General information
- Location: Grahams Hill Road, Narellan, New South Wales Australia
- Coordinates: 34°02′27″S 150°43′52″E﻿ / ﻿34.0408°S 150.7311°E
- Operator: Department of Railways
- Line: Camden
- Distance: 63.705 kilometres (39.584 mi) from Central
- Platforms: 1 (1 side)
- Tracks: 1

Construction
- Structure type: Ground

Other information
- Status: Demolished

History
- Opened: 10 March 1882
- Closed: 1 January 1963
- Former names: Oxley Street (1882-1883)

Services
| Preceding station | Former services |  |  | Following station |
| Kirkham towards Camden |  | Camden Line |  | Narellan towards Campbelltown |

Location

= Grahams Hill railway station =

Former railway station in Sydney, Australia

Grahams Hill railway station was a railway station on the Camden railway line, serving the area of Grahams Hill in the suburb of Narellan, New South Wales, Australia.

== History ==
Grahams Hill opened in 1882 with the rest of the original line, originally as Oxley Street. It was renamed Grahams Hill the following year. The station itself was much smaller than others on the line, such as its neighbour Narellan.

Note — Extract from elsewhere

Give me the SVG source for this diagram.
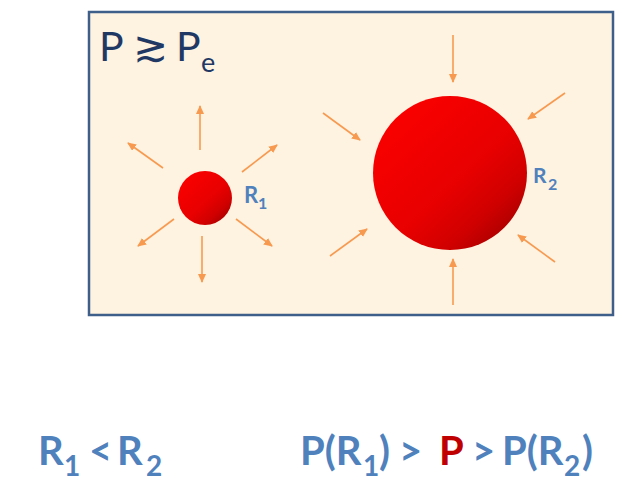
<svg xmlns="http://www.w3.org/2000/svg" width="633" height="491" viewBox="0 0 633 491">
<defs>
<style>
.arr{stroke:#F79A50;stroke-width:1.6;fill:none;marker-end:url(#ah)}
.lbl{font-family:Lato,"Liberation Sans",sans-serif;font-weight:bold;fill:#4F81BD}
.ttl{font-family:Lato,"Liberation Sans",sans-serif;fill:#1F3864}
</style>
<marker id="ah" markerWidth="10" markerHeight="10" refX="8" refY="4" orient="auto" markerUnits="userSpaceOnUse">
<path d="M0,0 L9,4 L0,8 Z" fill="#F79A50"/>
</marker>
<linearGradient id="rg" x1="0.15" y1="0.1" x2="0.9" y2="0.9">
<stop offset="0" stop-color="#FA0000"/>
<stop offset="0.55" stop-color="#E80000"/>
<stop offset="0.8" stop-color="#D00000"/>
<stop offset="1" stop-color="#A80000"/>
</linearGradient>
</defs>
<rect x="0" y="0" width="633" height="491" fill="#FFFFFF"/>
<g id="box">
<rect x="89" y="12" width="524" height="303" fill="#FEF2E0" stroke="#3E5F8A" stroke-width="2.5"/>
</g>
<g id="title">
<text class="ttl" font-size="41" y="61"><tspan x="99">P</tspan><tspan x="133" font-size="42">≳</tspan><tspan x="176">P</tspan><tspan x="201" y="72" font-size="27">e</tspan></text>
</g>
<g id="bubble1">
<circle cx="205" cy="198" r="27" fill="url(#rg)"/>
<text class="lbl" font-size="22" y="203"><tspan x="244">R</tspan><tspan x="258" y="209" font-size="16">1</tspan></text>
</g>
<g id="bubble2">
<circle cx="450" cy="173" r="77" fill="url(#rg)"/>
<text class="lbl" font-size="21" y="183"><tspan x="533">R</tspan><tspan x="548" y="190" font-size="16">2</tspan></text>
</g>
<g id="connectors">
<line class="arr" x1="200" y1="150" x2="200" y2="106"/>
<line class="arr" x1="163" y1="168" x2="128" y2="143"/>
<line class="arr" x1="242" y1="172" x2="277" y2="145"/>
<line class="arr" x1="174" y1="219" x2="138" y2="246"/>
<line class="arr" x1="202" y1="236" x2="202" y2="282"/>
<line class="arr" x1="236" y1="219" x2="272" y2="246"/>
<line class="arr" x1="453" y1="35" x2="453" y2="82"/>
<line class="arr" x1="565" y1="93" x2="528" y2="119"/>
<line class="arr" x1="323" y1="113" x2="360" y2="140"/>
<line class="arr" x1="330" y1="256" x2="367" y2="229"/>
<line class="arr" x1="453" y1="305" x2="453" y2="259"/>
<line class="arr" x1="555" y1="262" x2="518" y2="235"/>
</g>
<g id="eq1">
<text class="lbl" font-size="40" y="465"><tspan x="38">R</tspan><tspan x="64" y="476" font-size="28">1</tspan><tspan x="89" y="465">&lt;</tspan><tspan x="117">R</tspan><tspan x="146" y="476" font-size="28">2</tspan></text>
</g>
<g id="eq2">
<text class="lbl" font-size="40" y="465"><tspan x="300">P(R</tspan><tspan x="363" y="476" font-size="28">1</tspan><tspan x="379" y="465">)</tspan><tspan x="399">&gt;</tspan><tspan x="439" fill="#C00000">P</tspan><tspan x="472">&gt;</tspan><tspan x="502">P(R</tspan><tspan x="564" y="476" font-size="28">2</tspan><tspan x="582" y="465">)</tspan></text>
</g>
</svg>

On 1 January 1963, all stations along the Camden railway line including Grahams Hill were closed. The station was subsequently demolished.

The original railway crossing signs have since been moved nearby the Narellan Hotel, and a train carriage on the site acknowledges the railway's history.

== Future proposals ==

In the 2010s, a Transport for NSW report, 'North South Rail Line and South West Rail Link Extension Corridors' proposed the construction of a rail line to serve the South Western Sydney area, including a station at Narellan close to the former site of Grahams Hill. The proposal was formed in response to the increasing demand for public transport to service the growing area. Narellan would serve as the terminus of the southern branch of the extension, although a further extension to Macarthur was also proposed.